Il y a un an, les trois quarts des nappes étaient en dessous des normales de saison, contre seulement un tiers aujourd’hui. Pour autant, certaines situations nous préoccupent, dont celle d’un département, qui est dans une situation unique en France – et je corrobore d’ailleurs tous vos propos –, ce sont les Pyrénées-Orientales. Dans ce département, le déficit d’humidité des sols atteint 90 % ; il n’est quasiment plus tombé une goutte d’eau depuis le mois de juin 2022 et, depuis cette date, le département n’a pas connu un seul mois sans restriction d’usage…

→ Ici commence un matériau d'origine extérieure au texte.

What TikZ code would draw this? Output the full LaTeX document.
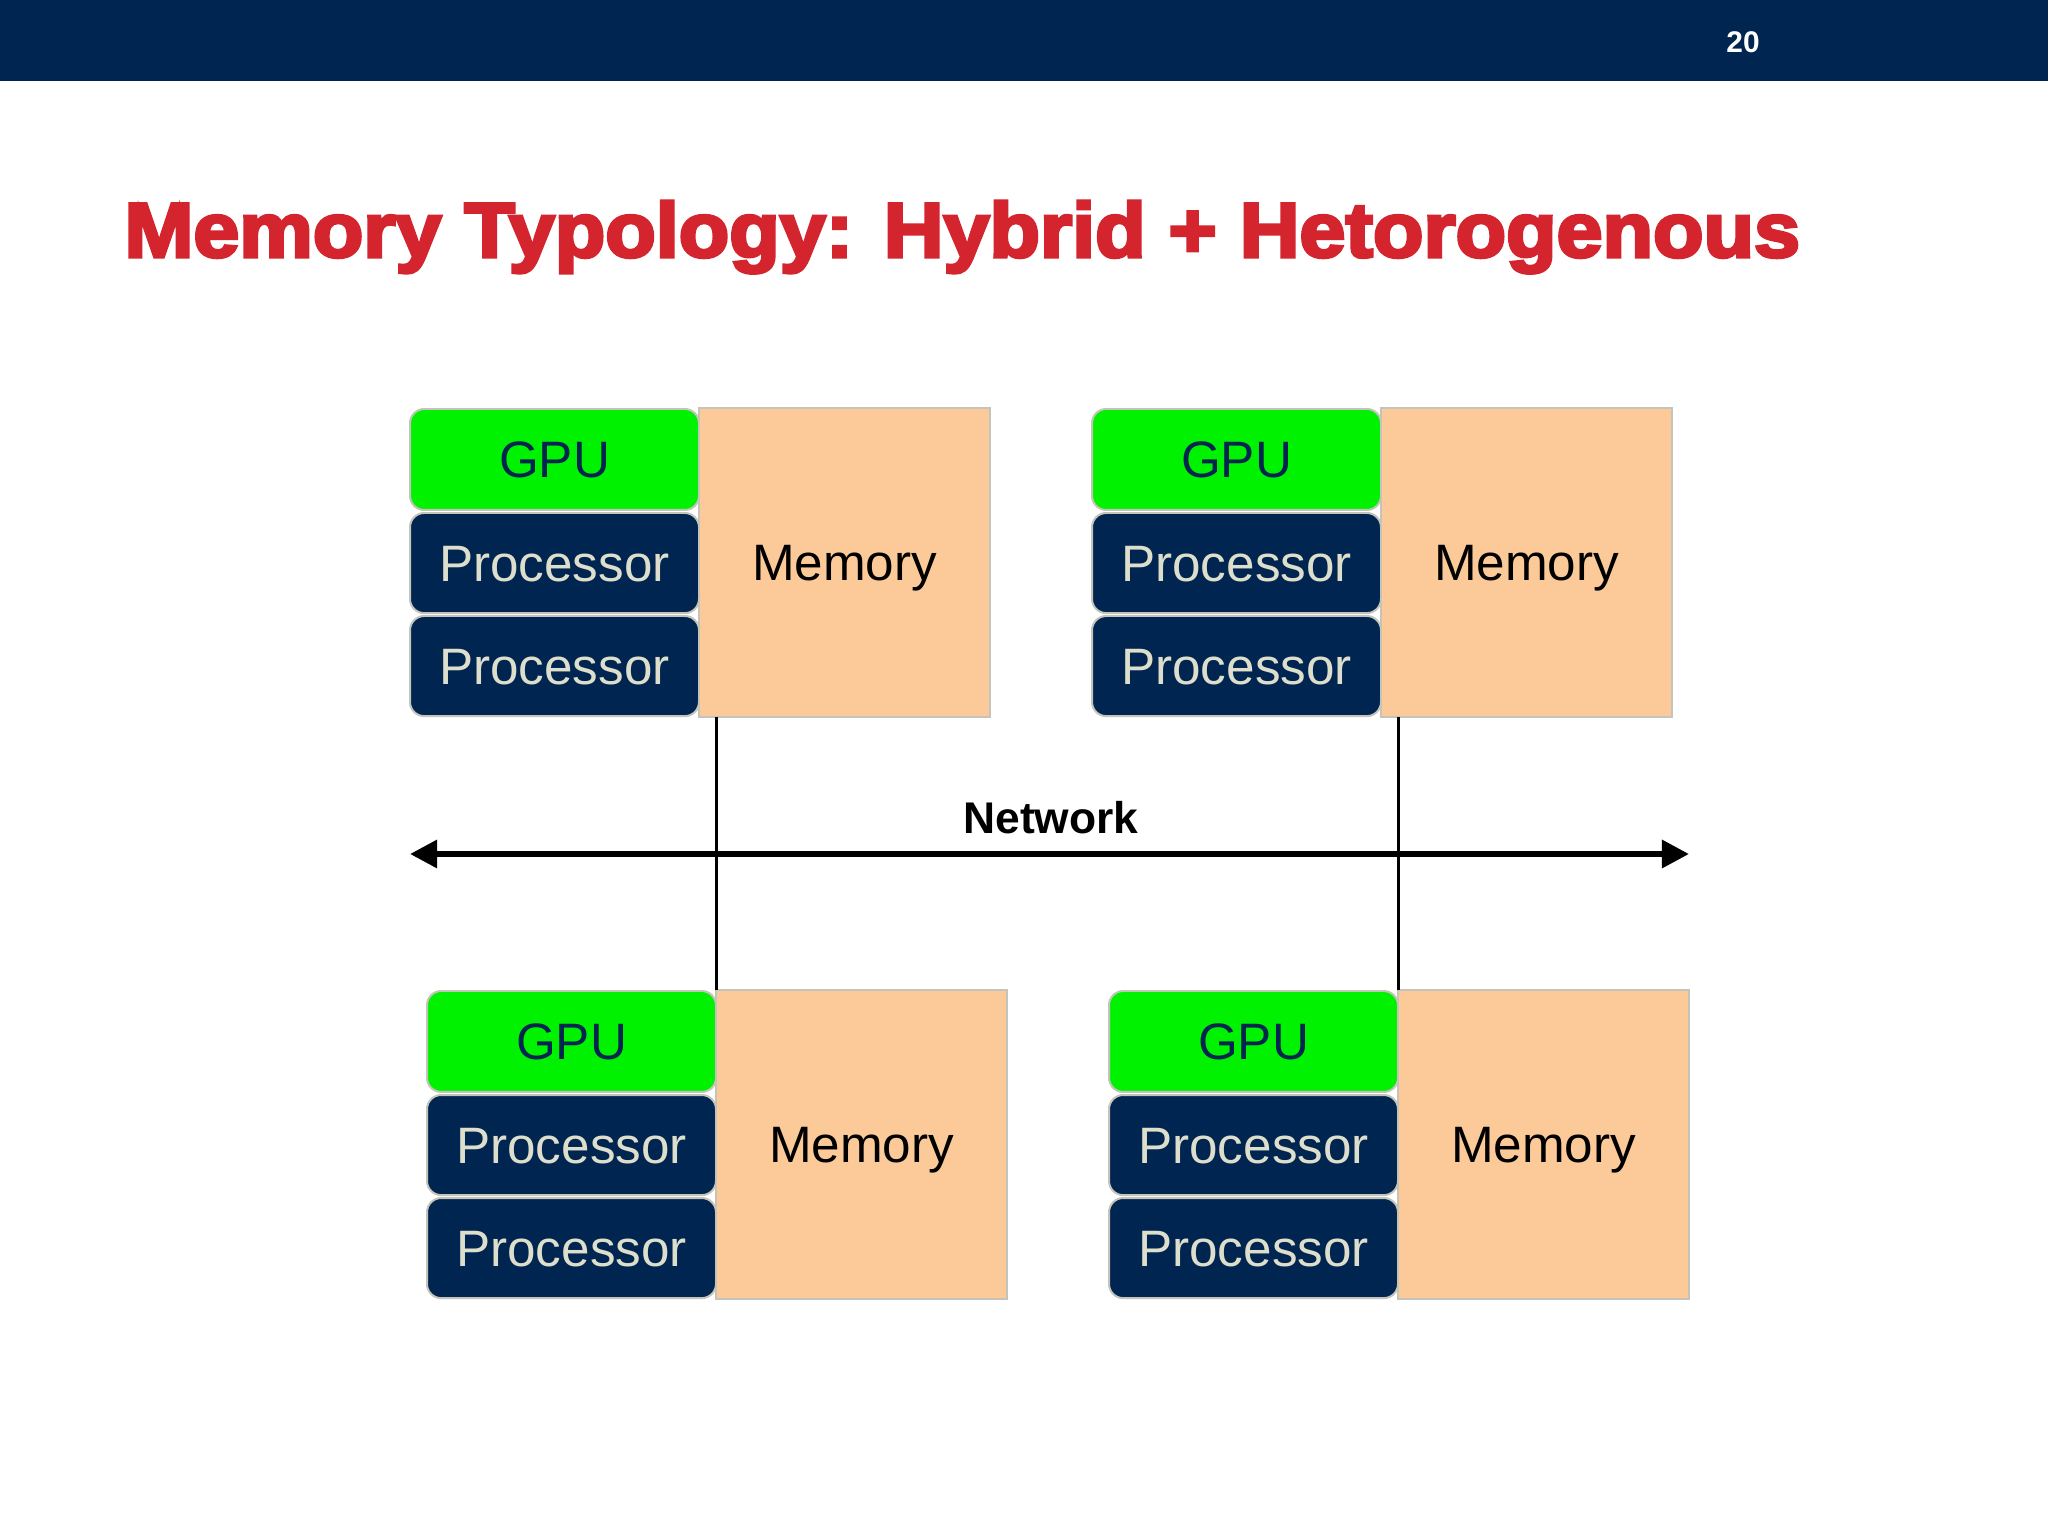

Avant de vous répondre, je veux vous saluer, vous et l’ensemble des élus et responsables de votre département, qui vivez ainsi depuis deux ans, en faisant front. La consommation d’eau potable a diminué de 30 % l’été dernier à l’échelle de la communauté urbaine de Perpignan ; quand on sait que ce territoire vit du tourisme et de l’agriculture, on mesure l’effort que cela représente !
Je me rendrai demain, à l’occasion du salon des maires, dans les Pyrénées-Orientales, pour une séance de travail sur l’eau. J’aurai évidemment l’occasion de prendre la parole sur les sujets que les élus et les chambres d’agriculture ont signalés au préfet : les canaux, les fuites, la réutilisation des eaux usées et les projets beaucoup plus structurants, comme celui que vous avez cité, qui représente un demi-milliard d’euros ; vous comprendrez donc que l’hémicycle du Sénat pendant la séance de questions d’actualité au Gouvernement ne se prête pas à des annonces sur de tels projets…
Je viens sur place demain pour discuter et pour dialoguer avec les élus. Je viens pour valoriser les six projets de retenue et de réutilisation d’eaux usées qui ont été autorisés au cours des six derniers mois à la demande des élus. Et je viens pour tracer un chemin. Il y a une nécessité absolue sur ce territoire, il faut apporter des réponses exceptionnelles. Ce sera la raison de ma présence à vos côtés dans quelques heures. (Applaudissements sur des travées du groupe RDPI.)